>>>

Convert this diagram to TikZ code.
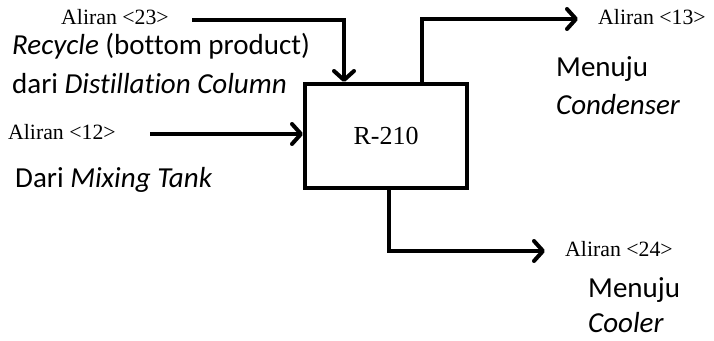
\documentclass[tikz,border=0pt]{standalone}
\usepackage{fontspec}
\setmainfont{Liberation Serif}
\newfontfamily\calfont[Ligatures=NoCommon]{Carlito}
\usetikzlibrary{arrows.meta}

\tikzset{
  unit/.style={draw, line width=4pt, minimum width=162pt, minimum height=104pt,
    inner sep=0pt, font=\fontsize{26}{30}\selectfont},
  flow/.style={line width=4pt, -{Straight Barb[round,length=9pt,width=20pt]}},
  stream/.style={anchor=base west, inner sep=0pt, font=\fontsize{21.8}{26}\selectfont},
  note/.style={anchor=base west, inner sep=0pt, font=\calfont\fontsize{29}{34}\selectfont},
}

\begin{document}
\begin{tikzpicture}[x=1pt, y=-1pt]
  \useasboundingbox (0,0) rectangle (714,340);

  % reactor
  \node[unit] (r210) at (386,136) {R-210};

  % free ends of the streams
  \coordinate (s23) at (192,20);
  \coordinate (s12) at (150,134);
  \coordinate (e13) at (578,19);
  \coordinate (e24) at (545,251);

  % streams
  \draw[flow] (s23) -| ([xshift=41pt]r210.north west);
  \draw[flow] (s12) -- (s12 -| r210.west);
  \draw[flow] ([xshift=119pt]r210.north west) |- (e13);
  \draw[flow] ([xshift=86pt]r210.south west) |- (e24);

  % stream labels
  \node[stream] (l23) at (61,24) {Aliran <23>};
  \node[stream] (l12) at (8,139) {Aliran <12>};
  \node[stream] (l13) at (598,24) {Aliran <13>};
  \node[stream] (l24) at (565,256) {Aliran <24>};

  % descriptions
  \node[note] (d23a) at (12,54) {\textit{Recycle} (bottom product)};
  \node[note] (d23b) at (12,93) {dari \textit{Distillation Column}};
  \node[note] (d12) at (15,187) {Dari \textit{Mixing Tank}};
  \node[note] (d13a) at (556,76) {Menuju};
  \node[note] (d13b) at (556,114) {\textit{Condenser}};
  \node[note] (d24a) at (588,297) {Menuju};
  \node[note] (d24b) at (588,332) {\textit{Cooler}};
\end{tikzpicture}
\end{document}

<<<

- [Task to carry out]:
Extract the lines exactly, please: the first line of the listing, the line with "(0,0) rectangle (714,340);", and every line between them, but no pictures.

- [Solution to this problem]:
Convert this diagram to TikZ code.
\documentclass[tikz,border=0pt]{standalone}
\usepackage{fontspec}
\setmainfont{Liberation Serif}
\newfontfamily\calfont[Ligatures=NoCommon]{Carlito}
\usetikzlibrary{arrows.meta}

\tikzset{
  unit/.style={draw, line width=4pt, minimum width=162pt, minimum height=104pt,
    inner sep=0pt, font=\fontsize{26}{30}\selectfont},
  flow/.style={line width=4pt, -{Straight Barb[round,length=9pt,width=20pt]}},
  stream/.style={anchor=base west, inner sep=0pt, font=\fontsize{21.8}{26}\selectfont},
  note/.style={anchor=base west, inner sep=0pt, font=\calfont\fontsize{29}{34}\selectfont},
}

\begin{document}
\begin{tikzpicture}[x=1pt, y=-1pt]
  \useasboundingbox (0,0) rectangle (714,340);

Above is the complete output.